/---

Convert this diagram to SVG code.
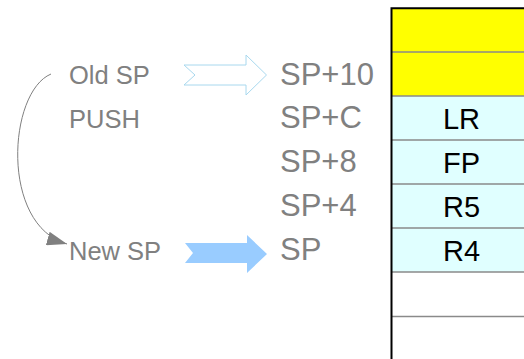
<svg xmlns="http://www.w3.org/2000/svg" width="524" height="359" viewBox="0 0 524 359">
  <style>
    .lbl { font-family: "Liberation Sans", Arial, sans-serif; font-size: 25.5px; fill: #808080; }
    .sp { font-family: "Liberation Sans", Arial, sans-serif; font-size: 31px; fill: #808080; }
    .cell { font-family: "Liberation Sans", Arial, sans-serif; font-size: 29px; fill: #000000; text-anchor: middle; }
    .sep { stroke: #8a8a8a; stroke-width: 1.5; }
  </style>
  <defs>
    <marker id="ah2" viewBox="0 0 20 14" refX="20" refY="7" markerWidth="20" markerHeight="14" markerUnits="userSpaceOnUse" orient="auto">
      <path d="M0,0 L20,7 L0,14 z" fill="#808080"/>
    </marker>
  </defs>
  <rect width="524" height="359" fill="#ffffff"/>

  <g id="stack">
    <rect x="391.5" y="8.3" width="140" height="88" fill="#ffff00"/>
    <rect x="391.5" y="96" width="140" height="176" fill="#e0ffff"/>
    <line class="sep" x1="392" y1="52" x2="524" y2="52"/>
    <line class="sep" x1="392" y1="96" x2="524" y2="96"/>
    <line class="sep" x1="392" y1="140" x2="524" y2="140"/>
    <line class="sep" x1="392" y1="184" x2="524" y2="184"/>
    <line class="sep" x1="392" y1="228" x2="524" y2="228"/>
    <line class="sep" x1="392" y1="272" x2="524" y2="272"/>
    <line class="sep" x1="392" y1="316.5" x2="524" y2="316.5"/>
    <path d="M391.5,359 L391.5,8.3 L524,8.3" fill="none" stroke="#000000" stroke-width="2"/>
    <text class="cell" x="461.5" y="128.5">LR</text>
    <text class="cell" x="461.5" y="172.5">FP</text>
    <text class="cell" x="461.5" y="216.5">R5</text>
    <text class="cell" x="461.5" y="260.5">R4</text>
  </g>

  <g id="offsets">
    <text class="sp" x="280" y="85">SP+10</text>
    <text class="sp" x="280" y="128">SP+C</text>
    <text class="sp" x="280" y="172">SP+8</text>
    <text class="sp" x="280" y="216">SP+4</text>
    <text class="sp" x="280" y="260">SP</text>
  </g>

  <g id="old-sp">
    <text class="lbl" x="69" y="84">Old SP</text>
  </g>
  <g id="push">
    <text class="lbl" x="69" y="128">PUSH</text>
  </g>
  <g id="new-sp">
    <text class="lbl" x="69" y="260">New SP</text>
  </g>

  <g id="connectors">
    <path d="M184,65 L246,65 L246,55 L266.5,75 L246,95 L246,85 L184,85 L195,75 Z" fill="#ffffff" stroke="#a8d8ee" stroke-width="1"/>
    <path d="M185,243 L247,243 L247,235 L267,254 L247,273 L247,263 L185,263 L193,253 Z" fill="#99ccff"/>
    <path d="M51,74 C8,92 0,225 67,244" fill="none" stroke="#808080" stroke-width="1" marker-end="url(#ah2)"/>
  </g>
</svg>
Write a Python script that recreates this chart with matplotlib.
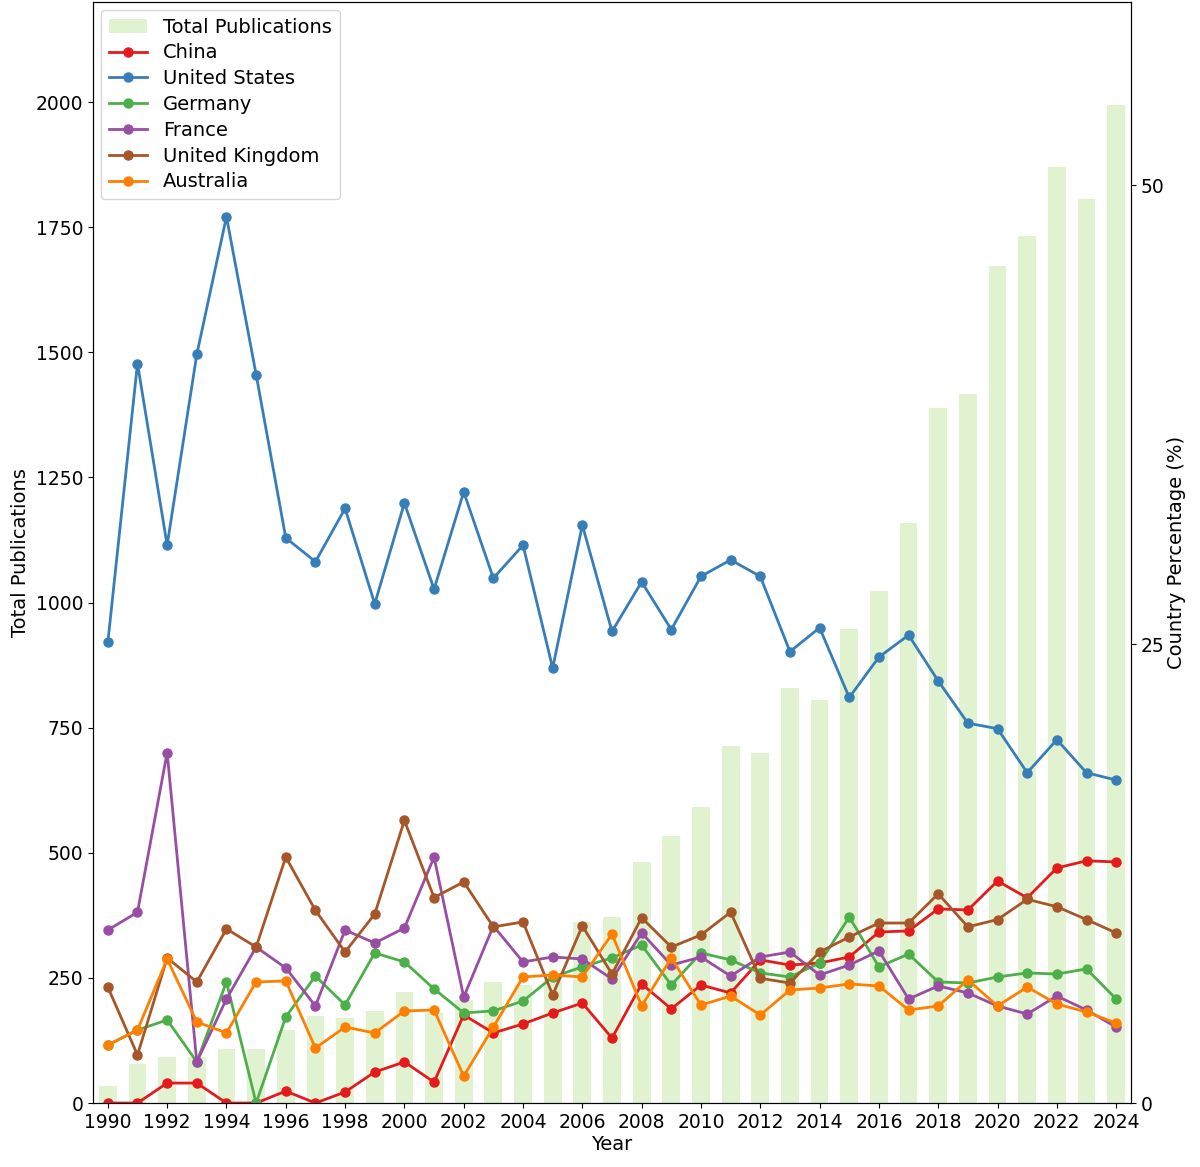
import numpy as np
import matplotlib
matplotlib.use("Agg")
import matplotlib.pyplot as plt

# Data
years = np.arange(1990, 2025)

total_pubs = [34, 78, 92, 92, 108, 108, 145, 174, 170, 184,
              222, 180, 206, 242, 236, 250, 362, 372, 482, 534,
              592, 713, 699, 829, 805, 947, 1024, 1158, 1388, 1416,
              1672, 1733, 1871, 1806, 1994]

china = [0, 0, 1.09, 1.09, 0, 0, 0.65, 0, 0.6, 1.69,
         2.24, 1.14, 4.8, 3.82, 4.31, 4.91, 5.45, 3.54, 6.49, 5.13,
         6.43, 6.0, 7.8, 7.52, 7.63, 7.96, 9.32, 9.38, 10.58, 10.52,
         12.1, 11.18, 12.81, 13.2, 13.14]

usa = [25.1, 40.3, 30.4, 40.8, 48.3, 39.7, 30.8, 29.5, 32.4, 27.2,
       32.7, 28.0, 33.3, 28.6, 30.4, 23.7, 31.5, 25.7, 28.4, 25.8,
       28.7, 29.6, 28.7, 24.6, 25.9, 22.1, 24.3, 25.5, 23.0, 20.7,
       20.4, 18.0, 19.8, 18.0, 17.6]

germany = [3.16, 3.98, 4.53, 2.24, 6.6, 0, 4.69, 6.92, 5.34, 8.18,
           7.69, 6.22, 4.91, 5.02, 5.56, 6.87, 7.42, 7.91, 8.61, 6.43,
           8.18, 7.8, 7.09, 6.87, 7.63, 10.14, 7.42, 8.12, 6.6, 6.54,
           6.87, 7.09, 7.03, 7.31, 5.67]

france = [9.43, 10.4, 19.1, 2.24, 5.67, 8.5, 7.36, 5.29, 9.43, 8.72,
          9.54, 13.4, 5.78, 9.65, 7.69, 7.96, 7.85, 6.76, 9.27, 7.52,
          7.96, 6.92, 7.96, 8.23, 6.98, 7.52, 8.29, 5.67, 6.38, 6.0,
          5.29, 4.85, 5.83, 5.07, 4.14]

uk = [6.32, 2.62, 7.91, 6.6, 9.49, 8.5, 13.4, 10.5, 8.23, 10.3,
      15.4, 11.2, 12.05, 9.6, 9.87, 5.89, 9.65, 7.03, 10.1, 8.5,
      9.16, 10.4, 6.8, 6.54, 8.23, 9.05, 9.81, 9.81, 11.4, 9.6,
      10.0, 11.1, 10.7, 10.0, 9.27]

australia = [3.16, 3.98, 7.85, 4.42, 3.82, 6.6, 6.65, 3.0, 4.14, 3.82,
             5.02, 5.07, 1.47, 4.14, 6.87, 6.98, 6.87, 9.21, 5.29, 7.91,
             5.34, 5.83, 4.8, 6.16, 6.27, 6.49, 6.38, 5.07, 5.29, 6.71,
             5.29, 6.32, 5.4, 4.96, 4.36]

countries = ["China", "United States", "Germany", "France", "United Kingdom", "Australia"]
series = [china, usa, germany, france, uk, australia]
colors = ["#e41a1c", "#377eb8", "#4daf4a", "#984ea3", "#a65628", "#ff7f00"]

# Plot
fig = plt.figure(figsize=(12, 11.67), dpi=100)
ax1 = fig.add_axes([0.0775, 0.0548, 0.865, 0.9435])
ax1.bar(years, total_pubs, width=0.6, color="#b2df8a", alpha=0.4, label="Total Publications")
ax1.set_ylim(0, 2200)
ax1.set_xlim(1989.5, 2024.5)
ax1.set_xticks(years[::2])
ax1.set_xlabel("Year", fontsize=14, labelpad=2)
ax1.set_ylabel("Total Publications", fontsize=14)
ax1.tick_params(labelsize=13.5)

ax2 = ax1.twinx()
for name, vals, c in zip(countries, series, colors):
    ax2.plot(years, vals, marker="o", color=c, linewidth=2, markersize=6.5, label=name)
ax2.set_ylim(0, 60)
ax2.set_yticks([0, 25, 50])
ax2.set_ylabel("Country Percentage (%)", fontsize=14, labelpad=2)
ax2.tick_params(labelsize=13.5)

h1, l1 = ax1.get_legend_handles_labels()
h2, l2 = ax2.get_legend_handles_labels()
ax2.legend(h1 + h2, l1 + l2, loc="upper left", fontsize=14, labelspacing=0.35,
           borderaxespad=0.4)

fig.savefig("out.png", dpi=100)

\---

# [Exercise requirements]
Print every entry above again without changing a word, and omit the pictures.

# [Result below]
Convert this diagram to SVG code.
<svg xmlns="http://www.w3.org/2000/svg" width="524" height="359" viewBox="0 0 524 359">
  <style>
    .lbl { font-family: "Liberation Sans", Arial, sans-serif; font-size: 25.5px; fill: #808080; }
    .sp { font-family: "Liberation Sans", Arial, sans-serif; font-size: 31px; fill: #808080; }
    .cell { font-family: "Liberation Sans", Arial, sans-serif; font-size: 29px; fill: #000000; text-anchor: middle; }
    .sep { stroke: #8a8a8a; stroke-width: 1.5; }
  </style>
  <defs>
    <marker id="ah2" viewBox="0 0 20 14" refX="20" refY="7" markerWidth="20" markerHeight="14" markerUnits="userSpaceOnUse" orient="auto">
      <path d="M0,0 L20,7 L0,14 z" fill="#808080"/>
    </marker>
  </defs>
  <rect width="524" height="359" fill="#ffffff"/>

  <g id="stack">
    <rect x="391.5" y="8.3" width="140" height="88" fill="#ffff00"/>
    <rect x="391.5" y="96" width="140" height="176" fill="#e0ffff"/>
    <line class="sep" x1="392" y1="52" x2="524" y2="52"/>
    <line class="sep" x1="392" y1="96" x2="524" y2="96"/>
    <line class="sep" x1="392" y1="140" x2="524" y2="140"/>
    <line class="sep" x1="392" y1="184" x2="524" y2="184"/>
    <line class="sep" x1="392" y1="228" x2="524" y2="228"/>
    <line class="sep" x1="392" y1="272" x2="524" y2="272"/>
    <line class="sep" x1="392" y1="316.5" x2="524" y2="316.5"/>
    <path d="M391.5,359 L391.5,8.3 L524,8.3" fill="none" stroke="#000000" stroke-width="2"/>
    <text class="cell" x="461.5" y="128.5">LR</text>
    <text class="cell" x="461.5" y="172.5">FP</text>
    <text class="cell" x="461.5" y="216.5">R5</text>
    <text class="cell" x="461.5" y="260.5">R4</text>
  </g>

  <g id="offsets">
    <text class="sp" x="280" y="85">SP+10</text>
    <text class="sp" x="280" y="128">SP+C</text>
    <text class="sp" x="280" y="172">SP+8</text>
    <text class="sp" x="280" y="216">SP+4</text>
    <text class="sp" x="280" y="260">SP</text>
  </g>

  <g id="old-sp">
    <text class="lbl" x="69" y="84">Old SP</text>
  </g>
  <g id="push">
    <text class="lbl" x="69" y="128">PUSH</text>
  </g>
  <g id="new-sp">
    <text class="lbl" x="69" y="260">New SP</text>
  </g>

  <g id="connectors">
    <path d="M184,65 L246,65 L246,55 L266.5,75 L246,95 L246,85 L184,85 L195,75 Z" fill="#ffffff" stroke="#a8d8ee" stroke-width="1"/>
    <path d="M185,243 L247,243 L247,235 L267,254 L247,273 L247,263 L185,263 L193,253 Z" fill="#99ccff"/>
    <path d="M51,74 C8,92 0,225 67,244" fill="none" stroke="#808080" stroke-width="1" marker-end="url(#ah2)"/>
  </g>
</svg>
Write a Python script that recreates this chart with matplotlib.
import numpy as np
import matplotlib
matplotlib.use("Agg")
import matplotlib.pyplot as plt

# Data
years = np.arange(1990, 2025)

total_pubs = [34, 78, 92, 92, 108, 108, 145, 174, 170, 184,
              222, 180, 206, 242, 236, 250, 362, 372, 482, 534,
              592, 713, 699, 829, 805, 947, 1024, 1158, 1388, 1416,
              1672, 1733, 1871, 1806, 1994]

china = [0, 0, 1.09, 1.09, 0, 0, 0.65, 0, 0.6, 1.69,
         2.24, 1.14, 4.8, 3.82, 4.31, 4.91, 5.45, 3.54, 6.49, 5.13,
         6.43, 6.0, 7.8, 7.52, 7.63, 7.96, 9.32, 9.38, 10.58, 10.52,
         12.1, 11.18, 12.81, 13.2, 13.14]

usa = [25.1, 40.3, 30.4, 40.8, 48.3, 39.7, 30.8, 29.5, 32.4, 27.2,
       32.7, 28.0, 33.3, 28.6, 30.4, 23.7, 31.5, 25.7, 28.4, 25.8,
       28.7, 29.6, 28.7, 24.6, 25.9, 22.1, 24.3, 25.5, 23.0, 20.7,
       20.4, 18.0, 19.8, 18.0, 17.6]

germany = [3.16, 3.98, 4.53, 2.24, 6.6, 0, 4.69, 6.92, 5.34, 8.18,
           7.69, 6.22, 4.91, 5.02, 5.56, 6.87, 7.42, 7.91, 8.61, 6.43,
           8.18, 7.8, 7.09, 6.87, 7.63, 10.14, 7.42, 8.12, 6.6, 6.54,
           6.87, 7.09, 7.03, 7.31, 5.67]

france = [9.43, 10.4, 19.1, 2.24, 5.67, 8.5, 7.36, 5.29, 9.43, 8.72,
          9.54, 13.4, 5.78, 9.65, 7.69, 7.96, 7.85, 6.76, 9.27, 7.52,
          7.96, 6.92, 7.96, 8.23, 6.98, 7.52, 8.29, 5.67, 6.38, 6.0,
          5.29, 4.85, 5.83, 5.07, 4.14]

uk = [6.32, 2.62, 7.91, 6.6, 9.49, 8.5, 13.4, 10.5, 8.23, 10.3,
      15.4, 11.2, 12.05, 9.6, 9.87, 5.89, 9.65, 7.03, 10.1, 8.5,
      9.16, 10.4, 6.8, 6.54, 8.23, 9.05, 9.81, 9.81, 11.4, 9.6,
      10.0, 11.1, 10.7, 10.0, 9.27]

australia = [3.16, 3.98, 7.85, 4.42, 3.82, 6.6, 6.65, 3.0, 4.14, 3.82,
             5.02, 5.07, 1.47, 4.14, 6.87, 6.98, 6.87, 9.21, 5.29, 7.91,
             5.34, 5.83, 4.8, 6.16, 6.27, 6.49, 6.38, 5.07, 5.29, 6.71,
             5.29, 6.32, 5.4, 4.96, 4.36]

countries = ["China", "United States", "Germany", "France", "United Kingdom", "Australia"]
series = [china, usa, germany, france, uk, australia]
colors = ["#e41a1c", "#377eb8", "#4daf4a", "#984ea3", "#a65628", "#ff7f00"]

# Plot
fig = plt.figure(figsize=(12, 11.67), dpi=100)
ax1 = fig.add_axes([0.0775, 0.0548, 0.865, 0.9435])
ax1.bar(years, total_pubs, width=0.6, color="#b2df8a", alpha=0.4, label="Total Publications")
ax1.set_ylim(0, 2200)
ax1.set_xlim(1989.5, 2024.5)
ax1.set_xticks(years[::2])
ax1.set_xlabel("Year", fontsize=14, labelpad=2)
ax1.set_ylabel("Total Publications", fontsize=14)
ax1.tick_params(labelsize=13.5)

ax2 = ax1.twinx()
for name, vals, c in zip(countries, series, colors):
    ax2.plot(years, vals, marker="o", color=c, linewidth=2, markersize=6.5, label=name)
ax2.set_ylim(0, 60)
ax2.set_yticks([0, 25, 50])
ax2.set_ylabel("Country Percentage (%)", fontsize=14, labelpad=2)
ax2.tick_params(labelsize=13.5)

h1, l1 = ax1.get_legend_handles_labels()
h2, l2 = ax2.get_legend_handles_labels()
ax2.legend(h1 + h2, l1 + l2, loc="upper left", fontsize=14, labelspacing=0.35,
           borderaxespad=0.4)

fig.savefig("out.png", dpi=100)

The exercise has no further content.